Top 10 Innovations for 2012
#3 Concussion Management System for Athletes
The leading cause of traumatic brain injury is car accidents. Number two on the list is concussions suffered while playing sports. Highcontact sports such as football, boxing, soccer, lacrosse, wrestling, rugby, and ice hockey pose a high risk of a closed head injury, even when protective headgear is used.
What the blunt force trauma or abnormal movement of the head does is rapidly accelerate the athlete's brain against the inner wall of the skull in a rotational pattern. This movement twists the brain, and it's forces like these that the brain tolerates least. The bruising and stretching of brain tissue can result in a momentary separation from consciousness. In addition, repeated minor concussions can lead to dementia later in life.
The U.S. Centers for Disease Control and Prevention calculates that almost four million sports- and recreation-related concussions occur each year-and they exact a heavy toll. There are about 235,000 hospitalizations and 50,000 deaths annually due to concussions. Estimates suggest that up to 40 percent of football players experience a concussion annually, with the majority of these sports brain injuries going unreported, unrecognized, and unmanaged.
You don't have to be "knocked out" to have a concussion. In fact, fewer than 10 percent of concussions result in loss of consciousness. Concussion symptoms vary depending on the degree of severity. Symptoms of a mild concussion can include confusion, nausea, blurred vision, loss of memory of the event, ringing in the ears, and vomiting.
And if an athlete returns to the game too soon before the symptoms of concussion have disappeared and the brain is healed, the results can be deadly. When someone sustains a second trauma to the head-it's called second impact syndrome-while not yet recovered from a previous concussion, it can result in a potentially lethal cascade of events that causes rapid brain swelling and death. Head injuries are now such a major medical concern in sports that special patient management tools have been developed. Used by athletes, they instantly detect brain injuries at the moment of contact, and provide patient-specific guidance about when athletes can return to play without risk of further harm.

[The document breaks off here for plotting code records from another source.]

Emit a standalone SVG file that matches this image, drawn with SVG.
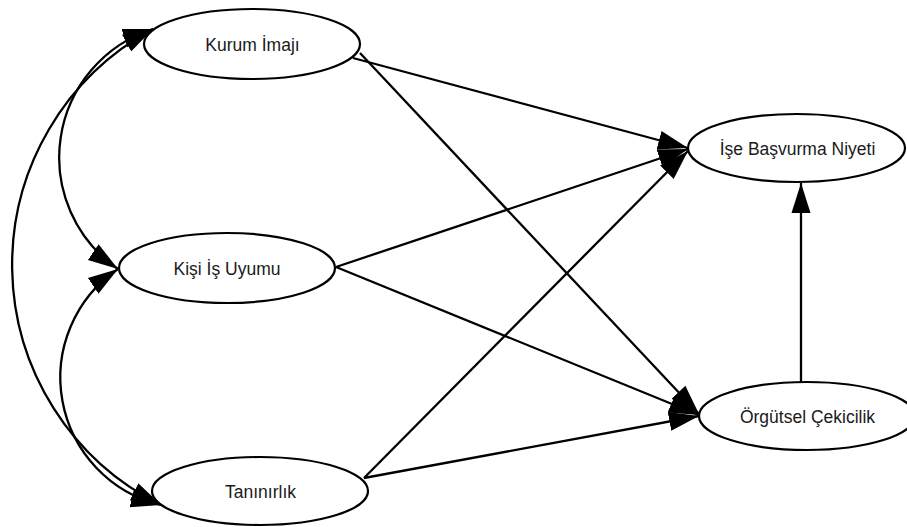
<svg xmlns="http://www.w3.org/2000/svg" width="907" height="527" viewBox="0 0 907 527">
<style>
.node ellipse{fill:#fff;stroke:#000;stroke-width:2.2}
.node text{font-family:"Liberation Sans",Arial,sans-serif;font-size:17.5px;fill:#1a1a1a;text-anchor:middle}
.edge{fill:none;stroke:#000;stroke-width:2.3}
</style>
<defs>
<marker id="ah" markerUnits="userSpaceOnUse" markerWidth="32" markerHeight="24" viewBox="0 0 32 24" refX="30" refY="12" orient="auto-start-reverse">
<path d="M0,2.5 L30,12 L0,21.5 z" fill="#000"/>
</marker>
</defs>
<rect width="907" height="527" fill="#fff"/>
<g id="connectors">
<path class="edge" d="M153,29 A268,268 0 0 0 161,505" marker-start="url(#ah)" marker-end="url(#ah)"/>
<path class="edge" d="M153,29 A135,135 0 0 0 118,269" marker-start="url(#ah)" marker-end="url(#ah)"/>
<path class="edge" d="M118,269 A131,131 0 0 0 161,505" marker-start="url(#ah)" marker-end="url(#ah)"/>
<path class="edge" d="M353,58 L688,148" marker-end="url(#ah)"/>
<path class="edge" d="M360,53 L699,414" marker-end="url(#ah)"/>
<path class="edge" d="M336,267 L688,149" marker-end="url(#ah)"/>
<path class="edge" d="M336,267 L699,415" marker-end="url(#ah)"/>
<path class="edge" d="M364,478 L688,151" marker-end="url(#ah)"/>
<path class="edge" d="M364,478 L699,416" marker-end="url(#ah)"/>
<path class="edge" d="M801,382 L801,183" marker-end="url(#ah)"/>
</g>
<g id="kurum" class="node">
<ellipse cx="252" cy="44" rx="108" ry="35"/>
<text x="252.5" y="50.5">Kurum İmajı</text>
</g>
<g id="kisi" class="node">
<ellipse cx="227" cy="268" rx="108" ry="35"/>
<text x="227" y="274.5">Kişi İş Uyumu</text>
</g>
<g id="taninirlik" class="node">
<ellipse cx="260" cy="491" rx="108" ry="34"/>
<text x="260.5" y="497.5">Tanınırlık</text>
</g>
<g id="ise" class="node">
<ellipse cx="796.5" cy="148" rx="108.5" ry="34"/>
<text x="797.5" y="154.5">İşe Başvurma Niyeti</text>
</g>
<g id="orgutsel" class="node">
<ellipse cx="807" cy="416" rx="108" ry="34"/>
<text x="807.5" y="422.5">Örgütsel Çekicilik</text>
</g>
</svg>
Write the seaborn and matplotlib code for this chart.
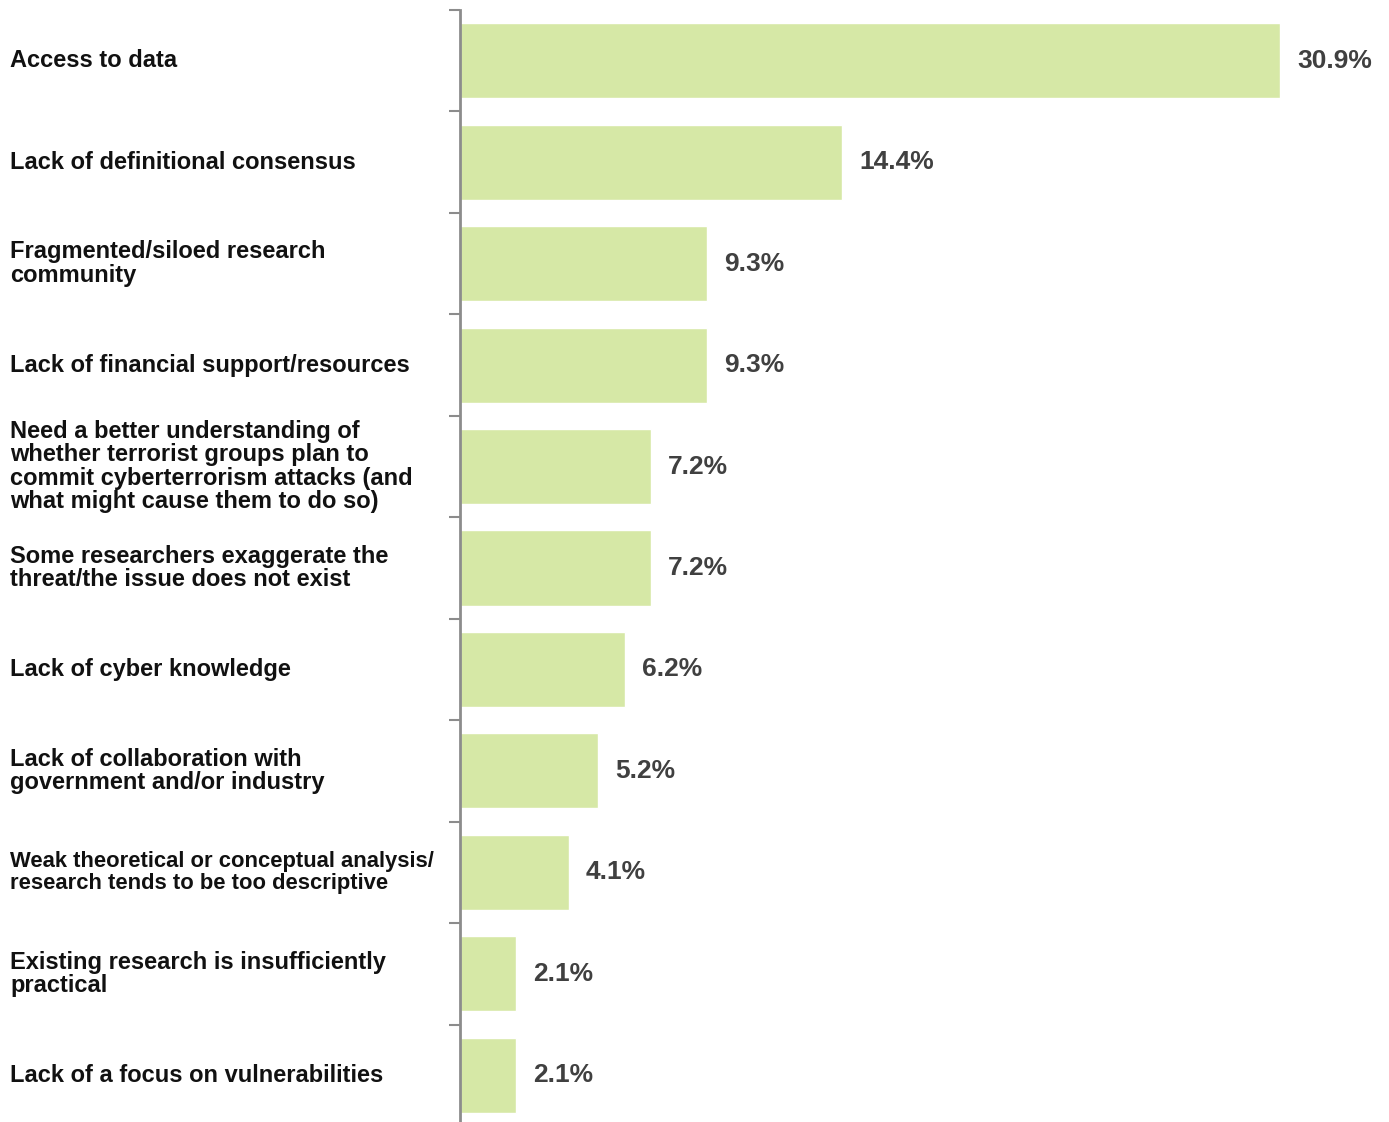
import matplotlib
matplotlib.use("Agg")
import matplotlib.pyplot as plt
import matplotlib.transforms as mtransforms
import seaborn as sns
import pandas as pd
import numpy as np

categories = [
    "Access to data",
    "Lack of definitional consensus",
    "Fragmented/siloed research\ncommunity",
    "Lack of financial support/resources",
    "Need a better understanding of\nwhether terrorist groups plan to\ncommit cyberterrorism attacks (and\nwhat might cause them to do so)",
    "Some researchers exaggerate the\nthreat/the issue does not exist",
    "Lack of cyber knowledge",
    "Lack of collaboration with\ngovernment and/or industry",
    "Weak theoretical or conceptual analysis/\nresearch tends to be too descriptive",
    "Existing research is insufficiently\npractical",
    "Lack of a focus on vulnerabilities",
]
values = [30.9, 14.4, 9.3, 9.3, 7.2, 7.2, 6.2, 5.2, 4.1, 2.1, 2.1]
value_labels = ["30.9%", "14.4%", "9.3%", "9.3%", "7.2%", "7.2%", "6.2%", "5.2%", "4.1%", "2.1%", "2.1%"]

df = pd.DataFrame({"category": categories, "value": values})

sns.set_theme(style="white")
plt.rcParams["font.family"] = ["Liberation Sans", "DejaVu Sans"]

W, H = 1389, 1122
fig = plt.figure(figsize=(W / 100, H / 100), dpi=100)
ax_left = 460 / W
ax_top = 10 / H
ax_bottom = 1126 / H
ax_right = 1280 / W
ax = fig.add_axes([ax_left, 1 - ax_bottom, ax_right - ax_left, ax_bottom - ax_top])

sns.barplot(data=df, y="category", x="value", orient="h", color="#d6e8a6",
            saturation=1, width=0.74, ax=ax)

n = len(categories)
ax.set_xlim(0, 30.9)
ax.set_ylim(n - 0.5, -0.5)
ax.set_xlabel("")
ax.set_ylabel("")
ax.set_xticks([])
ax.set_yticks([])
ax.set_yticks(np.arange(-0.5, n - 0.5, 1.0), minor=True)
ax.tick_params(axis="y", which="minor", length=8, width=1.5, color="#8c8c8c", left=True)
for s in ["top", "right", "bottom"]:
    ax.spines[s].set_visible(False)
ax.spines["left"].set_color("#8c8c8c")
ax.spines["left"].set_linewidth(2)

# category labels, left-aligned at the figure edge
label_tf = mtransforms.blended_transform_factory(fig.transFigure, ax.transData)
for i, cat in enumerate(categories):
    size = 15.8 if cat.startswith("Weak") else 17
    ax.text(10 / W, i, cat, transform=label_tf,
            ha="left", va="center", fontsize=size, fontweight="bold", color="#111111",
            linespacing=1.03)

# value labels at the bar ends
for i, (v, lab) in enumerate(zip(values, value_labels)):
    ax.annotate(lab, xy=(v, i), xytext=(17, 0), textcoords="offset pixels",
                ha="left", va="center", fontsize=19, fontweight="bold",
                color="#404040", annotation_clip=False)

fig.savefig("out.png", dpi=100)
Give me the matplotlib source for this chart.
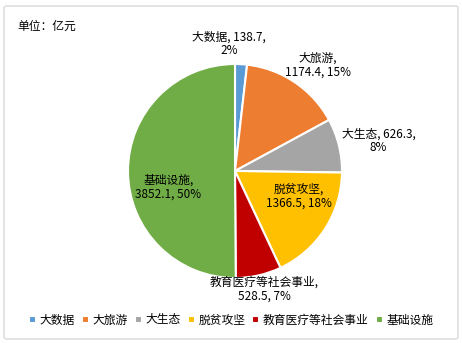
import numpy as np
import matplotlib.pyplot as plt
from matplotlib.patches import FancyBboxPatch

plt.rcParams['font.family'] = ['Noto Sans CJK SC', 'DejaVu Sans']

categories = ['大数据', '大旅游', '大生态', '脱贫攻坚', '教育医疗等社会事业', '基础设施']
values = [138.7, 1174.4, 626.3, 1366.5, 528.5, 3852.1]
colors = ['#5B9BD5', '#ED7D31', '#A5A5A5', '#FFC000', '#C00000', '#70AD47']

# label placement: radial distance and angle nudge (deg), and line split
label_r = [1.19, 1.26, 1.37, 0.64, 1.14, 0.64]
label_dang = [6, -4, -2, 11, 1, 13]
label_fmt = ['{n}, {v},\n{p}%', '{n},\n{v}, {p}%', '{n}, {v},\n{p}%',
             '{n},\n{v}, {p}%', '{n},\n{v}, {p}%', '{n},\n{v}, {p}%']


def main():
    fig = plt.figure(figsize=(4.62, 3.43), dpi=100)
    fig.patches.append(FancyBboxPatch((4 / 462, 4 / 343), 454 / 462, 333 / 343,
                                      boxstyle='round,pad=0,rounding_size=0.006',
                                      transform=fig.transFigure, fc='none',
                                      ec='#D9D9D9', lw=1.0, zorder=-1))

    ax = fig.add_axes([74.5 / 462, 11.5 / 343, 321 / 462, 321 / 343])
    wedges, _ = ax.pie(values, colors=colors, startangle=90, counterclock=False,
                       radius=1.0, wedgeprops=dict(edgecolor='white', linewidth=1.5))
    ax.set_xlim(-1.5, 1.5)
    ax.set_ylim(-1.5, 1.5)
    ax.set_aspect('equal')
    ax.axis('off')

    total = sum(values)
    for i, w in enumerate(wedges):
        mid = np.deg2rad((w.theta1 + w.theta2) / 2 + label_dang[i])
        x = label_r[i] * np.cos(mid)
        y = label_r[i] * np.sin(mid)
        txt = label_fmt[i].format(n=categories[i], v=values[i],
                                  p=int(round(values[i] / total * 100)))
        ax.text(x, y, txt, ha='center', va='center', fontsize=8.5,
                color='black', linespacing=1.1)

    fig.text(17 / 462, 1 - 26 / 343, '单位：亿元', fontsize=8.5, va='center', ha='left')

    fig.legend(wedges, categories, loc='center', bbox_to_anchor=(231 / 462, 1 - 320 / 343),
               ncol=6, frameon=False, fontsize=8.5, handlelength=0.6, handleheight=0.6,
               handletextpad=0.3, columnspacing=0.6, borderaxespad=0)

    fig.savefig('out.png', dpi=100)


if __name__ == "__main__":
    main()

The novel Concussion Management System includes a special assessment tool that is used to establish an athlete's baseline cognitive and motor skills at the beginning of his or her athletic season. This is the first tool that objectively and accurately assesses cognitive and motor function simultaneously.
During practice sessions and games, the athletes use a special instrumented mouthguard dosimeter that records all hits to the head. The mouthguard looks exactly like an ordinary sports model but with a big difference: It's able to monitor all the energy imparted by a blow to the head of any kind, recording and reporting this impact data via Bluetooth technology in real time.
Following a traumatic brain injury event detected by the mouthguard, the cognitive assessment test is retaken. The team doctor and athletic trainer can then use this important information to manage and gauge the athlete's eventual safe return to physical activity.